Vivian Qu’s Trap Street requires a patient audience, one willing to sit through an hour and a half of obscurity and confusion. If you read the film’s official synopsis, the plot would appear rather straightforward; it’s anything but. Taking place in an unnamed Chinese city, our protagonist is a young digital mapping surveyor for the city, who after meeting a beautiful young woman, becomes involved in a series of indecipherable, government-conspiracy related, events.
A movie that requires multiple viewings, Trap Street demands your attention. If you want answers revealed to you then pay attention. Clues are cleverly spread out throughout the various webs in the film, and not all of them conjoin, but if you’re attentive and diligent, it’s possible to make some sense of movie. I know it sounds like I’m making Trap Street out to be an enigma, but that’s only because an enigma is an accurate assessment.
We see the movie through one perspective: the protagonist’s. Usually, we get varying different points of view amidst a film, sometimes of other protagonists or of antagonists plotting or what have you. Trap Street is somewhat unique in that regard. With only one character lens with which to view the film, we never truly understand anyone else’s motivations or why anything is happening. Our sole understanding of the events that transpire are only slightly better than the protagonist’s, but not by much.
Vivian Qu directed Trap Street with this objective in mind. In hearing the producer speak at the screening I attended the goal was to demonstrate that not everything in life gets explained. The mysteries our hero faces, becoming involved in miasmic government intrigue, are situations that leave themselves open-ended and unsolved. Why? Because sometimes that’s life. We don’t always get happy endings and occasionally things happen and we never learn why or who was responsible. Our only recourse is to carry on and make the best of it, all the while fighting to not let paranoia rules our lives.

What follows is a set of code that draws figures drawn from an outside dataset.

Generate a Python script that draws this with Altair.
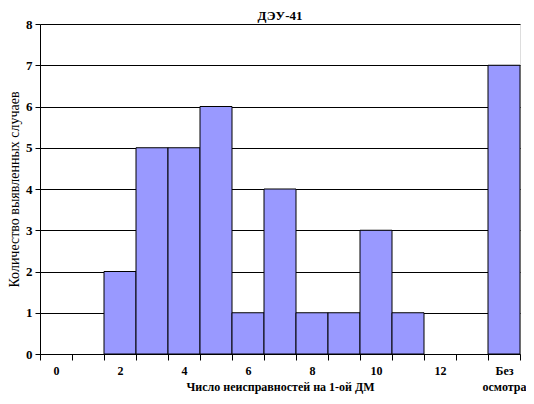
import altair as alt
import pandas as pd

categories = ["0", "1", "2", "3", "4", "5", "6", "7", "8", "9", "10", "11", "12", "13", "Без осмотра"]
counts = [0, 0, 2, 5, 5, 6, 1, 4, 1, 1, 3, 1, 0, 0, 7]

df = pd.DataFrame({"cat": categories, "n": counts})

FONT = "'Liberation Serif', 'Times New Roman', serif"

chart = alt.Chart(df).mark_bar(
    color="#9999FF", stroke="black", strokeWidth=1
).encode(
    x=alt.X(
        "cat:N",
        sort=categories,
        scale=alt.Scale(paddingInner=0, paddingOuter=0),
        axis=alt.Axis(
            title="Число неисправностей на 1-ой ДМ",
            titleFont=FONT, titleFontSize=12, titleFontWeight="bold",
            titleColor="black", titleY=36, titleBaseline="alphabetic",
            labelFont=FONT, labelFontSize=12, labelFontWeight="bold",
            labelColor="black", labelAngle=0, labelPadding=5,
            labelOverlap=False, labelFlush=False, labelLineHeight=16,
            labelExpr="datum.value == 'Без осмотра' ? ['Без', 'осмотра'] : (toNumber(datum.value) % 2 == 0 ? datum.value : '')",
            tickBand="extent", tickColor="black", tickSize=6,
            domainColor="black", grid=False,
        ),
    ),
    y=alt.Y(
        "n:Q",
        scale=alt.Scale(domain=[0, 8]),
        axis=alt.Axis(
            title="Количество выявленных случаев",
            titleFont=FONT, titleFontSize=14, titleFontWeight="normal",
            titleColor="black", titlePadding=4,
            labelFont=FONT, labelFontSize=13, labelFontWeight="bold",
            labelColor="black", labelPadding=3,
            values=[0, 1, 2, 3, 4, 5, 6, 7, 8],
            tickColor="black", tickSize=5,
            domainColor="black",
            grid=True, gridColor="black", gridOpacity=1, gridWidth=1,
        ),
    ),
    strokeOpacity=alt.condition("datum.n > 0", alt.value(1), alt.value(0)),
).properties(
    width=480,
    height=330,
    title=alt.Title("ДЭУ-41", font=FONT, fontSize=13, fontWeight="bold",
                    color="black", offset=3, dy=8),
    autosize=alt.AutoSizeParams(type="none"),
    padding={"left": 32, "top": 16, "right": 6, "bottom": 40},
).configure_view(
    stroke="black", strokeWidth=1
).configure(background="white")

chart.save("out.html", embed_options={"renderer": "svg", "actions": False})
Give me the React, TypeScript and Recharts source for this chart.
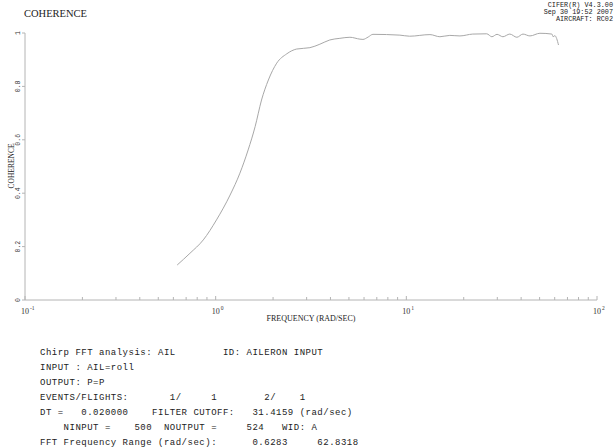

In proposing the film to the powers the be over in China, Qu and her producer had to sell their idea as a romantic movie, leaving out the parts about the spy-like occurrences that may or may not directly involve the government, while only including the parts about a young man falling for a beautiful woman. The level of censorship these filmmakers faced is rather astounding, and seeing as their film might not ever touch Mainland China, it’s definitely worth watching, if for nothing else than to see why their movie would otherwise be banned and lend them to a world of trouble.